白天越來越長,放學后,孩子們趴在乒乓球臺上趕作業。那時村里還沒有扯上電,晚上做作業點煤油燈,費錢。
春末夏初放學,孩子們做完作業,回家挎上筐,拿上鐮刀,到山上拾柴火,有時到村前河溝里撈魚摸蝦,逮螃蟹。
挖野菜,刨山藥,谷雨前后,掀蝎子。麥收放麥假,秋收放秋假 ,孩子從小愛勞動。
六一兒童節來臨,孩子要排演節目,忙忙活活,等待著附近幾個村里到學區的柳樹林里文藝匯演。
最興奮的是村里,或者鄰村有公社的電影隊來放電影。消息像長了翅膀,趕緊做完作業,拉幫結隊去看電影。

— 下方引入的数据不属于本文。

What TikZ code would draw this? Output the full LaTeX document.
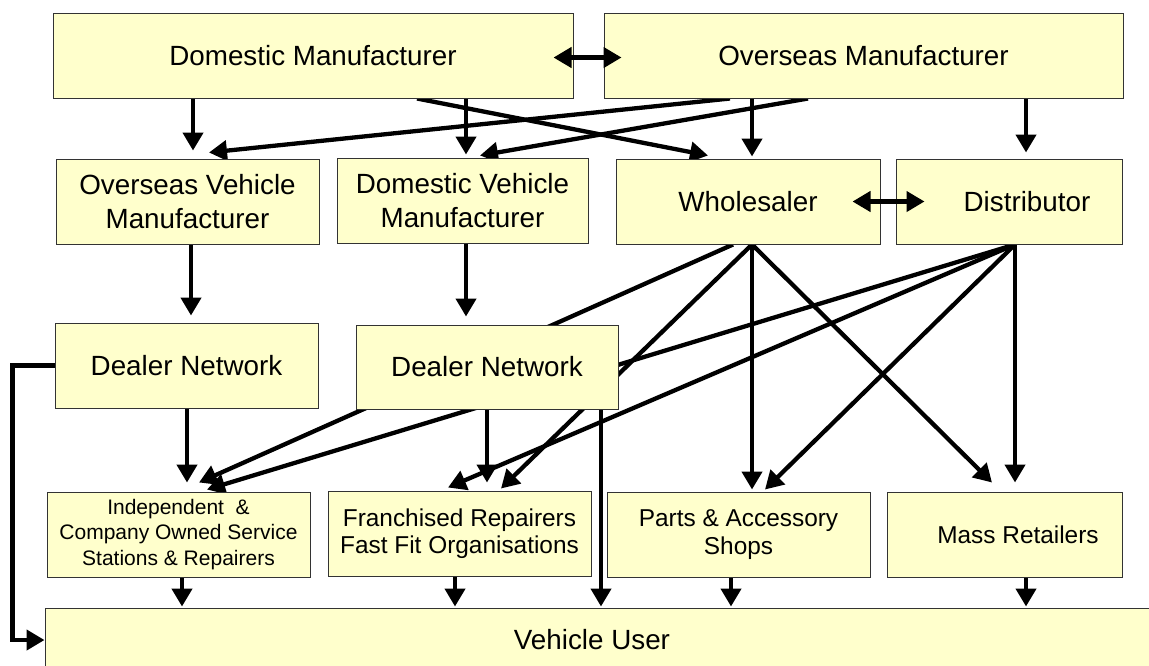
\documentclass[tikz,border=0pt]{standalone}
\usepackage{fontspec}
\setmainfont{Liberation Sans}
\usetikzlibrary{arrows.meta,calc,backgrounds}
\definecolor{boxfill}{HTML}{FFFFCC}
\definecolor{boxline}{HTML}{333333}
\begin{document}
\begin{tikzpicture}[x=1pt,y=-1pt,
  box/.style={draw=boxline,fill=boxfill,line width=1pt,inner sep=0pt,align=center,minimum height=85pt,font=\fontsize{27.8}{34}\selectfont},
  lowfont/.style={font=\fontsize{24.4}{27.5}\selectfont},
  indfont/.style={font=\fontsize{21}{25.5}\selectfont},
  arr/.style={line width=4.3pt,-{Triangle[width=20pt,length=18pt]}},
  darr/.style={line width=4.3pt,{Triangle[width=20pt,length=18pt]}-{Triangle[width=20pt,length=18pt]}}]
\useasboundingbox (0,0) rectangle (1149,665);
\node[box,minimum width=520pt] (dm) at (313,55.5) {Domestic Manufacturer};
\node[box,minimum width=519pt] (om) at (863.5,55.5) {Overseas Manufacturer};
\node[box,minimum width=263pt] (ovm) at (187.5,201.5) {Overseas Vehicle\\Manufacturer};
\node[box,minimum width=251pt] (dvm) at (462.5,200.5) {Domestic Vehicle\\Manufacturer};
\node[box,minimum width=264pt] (ws) at (748,201.5) {Wholesaler};
\node[box,minimum width=226pt] (dist) at (1009,201.5) {\hspace*{36pt}Distributor};
\node[box,minimum width=263pt] (dn1) at (186.5,365.5) {Dealer Network};
\node[box,minimum width=262pt,minimum height=84pt] (dn2) at (487,367) {Dealer Network};
\node[box,indfont,minimum width=263pt] (ind) at (178.5,534.5) {Independent~~\&\\Company Owned Service\\Stations \& Repairers};
\node[box,lowfont,minimum width=263pt] (fr) at (459.5,533.5) {Franchised Repairers\\Fast Fit Organisations};
\node[box,lowfont,minimum width=263pt] (pa) at (738.5,534.5) {Parts \& Accessory\\Shops};
\node[box,lowfont,minimum width=235pt] (mr) at (1004.5,534.5) {\hspace*{27pt}Mass Retailers};
\node[box,minimum width=1120pt,minimum height=64pt] (vu) at (605,640) {Vehicle User\hspace*{26pt}};
\begin{scope}[on background layer]
\draw[arr] (dm.south -| 193,0) -- ($(ovm.north -| 193,0)+(0,-8)$);
\draw[arr] (dm.south -| 466,0) -- ($(dvm.north -| 466,0)+(0,-3)$);
\draw[arr] (dm.south -| 417,0) -- ($(ws.north -| 708,0)+(0,-3)$);
\draw[arr] (om.south -| 730,0) -- ($(ovm.north -| 209,0)+(0,-6)$);
\draw[arr] (om.south -| 808,0) -- ($(dvm.north -| 480,0)+(0,-2)$);
\draw[arr] (om.south -| 752,0) -- ($(ws.north -| 752,0)+(0,-2)$);
\draw[arr] (om.south -| 1026,0) -- ($(dist.north -| 1026,0)+(0,-6)$);
\draw[arr] (ovm.south -| 191,0) -- ($(dn1.north -| 191,0)+(0,-7)$);
\draw[arr] (dvm.south -| 466,0) -- ($(dn2.north -| 466,0)+(0,-8)$);
\draw[arr] (dn1.west) -- ++(-42,0) |- (vu.west);
\draw[arr] (dn1.south -| 187,0) -- ($(ind.north -| 187,0)+(0,-9)$);
\draw[arr] (dn2.south -| 487,0) -- ($(fr.north -| 487,0)+(0,-8)$);
\draw[arr] (dn2.south -| 601,0) -- ($(vu.north -| 601,0)+(0,-1)$);
\draw[arr] (ws.south -| 733,0) -- ($(ind.north -| 199,0)+(0,-9)$);
\draw[arr] (ws.south -| 752,0) -- ($(fr.north -| 501,0)+(0,-2)$);
\draw[arr] (ws.south -| 752,0) -- ($(pa.north -| 752,0)+(0,-2)$);
\draw[arr] (ws.south -| 752,0) -- ($(mr.north -| 992,0)+(0,-9)$);
\draw[arr] (dist.south -| 1015,0) -- ($(ind.north -| 207,0)+(0,-2)$);
\draw[arr] (dist.south -| 1015,0) -- ($(fr.north -| 448,0)+(0,-3)$);
\draw[arr] (dist.south -| 1015,0) -- ($(pa.north -| 765,0)+(0,-2)$);
\draw[arr] (dist.south -| 1015,0) -- ($(mr.north -| 1015,0)+(0,-9)$);
\draw[arr] (ind.south -| 182,0) -- ($(vu.north -| 182,0)+(0,-1)$);
\draw[arr] (fr.south -| 455,0) -- ($(vu.north -| 455,0)+(0,-1)$);
\draw[arr] (pa.south -| 731,0) -- ($(vu.north -| 731,0)+(0,-1)$);
\draw[arr] (mr.south -| 1026,0) -- ($(vu.north -| 1026,0)+(0,-1)$);
\end{scope}
\draw[darr] ($(dm.east)+(-20,2)$) -- ($(om.west)+(18,2)$);
\draw[darr] ($(ws.east)+(-28,0)$) -- ($(dist.west)+(29,0)$);
\end{tikzpicture}
\end{document}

再有就是一起聽收音機里劉蘭芳的評書《岳飛傳》、《楊家將》。
小孩覺少,折騰來折騰去,第二天依舊早早醒來去上學。有專門一個學生拿鑰匙開教室的門,有時鑰匙找不到了,黑咕隆咚地跑到王老師敲門拿鑰匙。
那時的作息,早晨上早操。冬天要跑步,其他季節做廣播體操,然后早讀,上一節課后放學回家吃早飯。然后再回來上三節課,各回各家吃午飯。下午三節課后放學。
早晨放學的時候,各家開始做飯,炊煙裊裊。
王老師早晨放學前,會讓孩子們站隊集合唱首歌,歌聲嘹亮,目的在于傳遞放學的信息,督促做飯磨嘰的家長別耽誤孩子吃飯上學。
……
1971年我們村開始有小學,1975年,擴改建成此山村小學,直到1996年完全撤并,整整25年的存在。
20世紀六七十年代,我們這一帶的山村,村村有這樣的小學校,相同規格,幾間瓦房,窗明幾凈,是當時村里最闊氣的場所,孩子不出村就能完成小學教育。
恰如《管子·權修》中言:一年之計,莫如樹谷;十年之計,莫如樹木;終身之計,莫如樹人。
在一個整天有孩子在耳邊讀書唱歌的村子里,生活有滋味,希望接著地氣,人們才會踏實,安生,村子也就源源不斷地靈動著。
我的根在農村,小學校里的大槐樹,清脆的鈴聲,窗明幾凈,瑯瑯讀書,渴望長大的我和小伙伴們,永遠珍藏在我的夢境里。